I’m doing a number of interviews these days. I was interviewed by Canadian public radio yesterday, and taped a segment for Jeff Greenfield’s show on PBS (to air Friday). Then I had a couple of beers last night with E.J. Dionne. This morning, before I left the house, I spoke with Tom Finneran (former speaker of the Massachusetts House) on his Boston radio show.

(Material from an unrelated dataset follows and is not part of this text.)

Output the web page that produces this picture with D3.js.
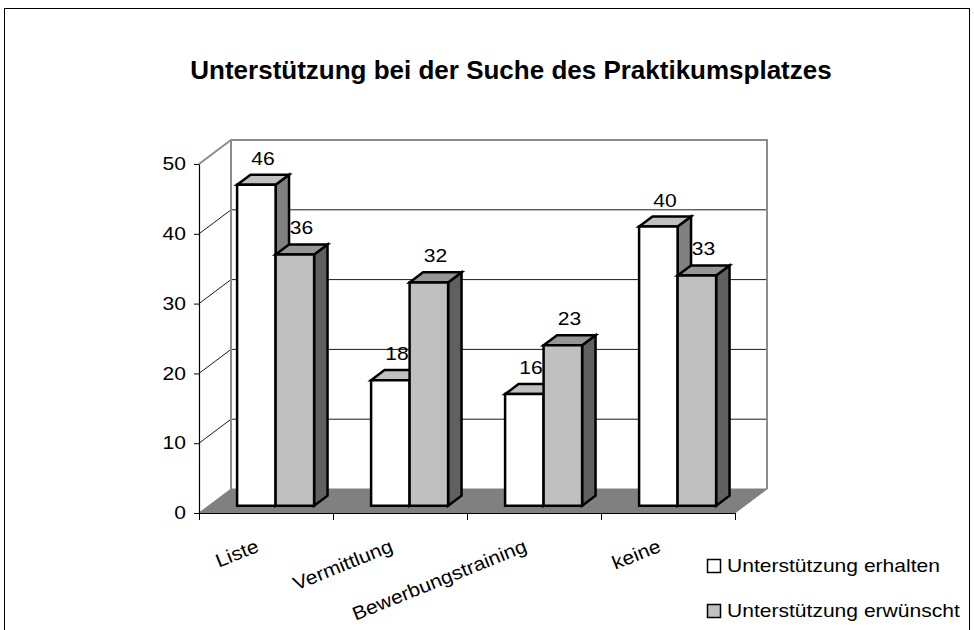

When I got in, I was interviewed by email, which is a twist. Karin Henriksson of the Swedish newspaper Svenska Dagbladet asked me two questions:
- how has the dynamics in the state changed compared to four years ago (I was here then, too)?- what would surprise you the most on Saturday night after the votes are counted?
Here’s how I answered:
Question 1: This is the complicated one. After 2008, the GOP in South Carolina — and elsewhere as well, but I know SC best — was traumatized. Sen. Jim DeMint and others on the right said the party had lost the White House because, in nominating McCain, it had failed to be right-wing enough. This was the start of DeMint’s rise as a national power on the far right of the party. Then, in 2010, Nikki Haley — a small-time back-bencher — rode a populist, Tea Party, Sarah Palin-flavored tsunami right over more establishment Republicans to become governor. Ever since then, observers — and the GOP itself — have been left to wonder what it means to be Republican in this state. As 2011 arrived, many of the Republicans who usually backed the winner in SC lined up behind Jon Huntsman, while others went to Rick Perry. Almost none of them backed Romney. And throughout the last few months, we saw the GOP electorate bounce from Perry to Cain to Gingrich, and then, reluctantly, start to settle for Romney.
So… while the electorate that will vote Saturday is different from four years ago, it is expected to do what it usually does: Back the closest thing to an Establishment candidate, the candidate whose turn it is.
Question 2: What would surprise me most? A win by Rick Perry. Which is ironic, since several months ago he looked like the perfect candidate for South Carolina, like he was assembled according to a South Carolina recipe. But now he’s farther from the nomination than anyone still in it.
So what do y’all think? What would surprise you the most?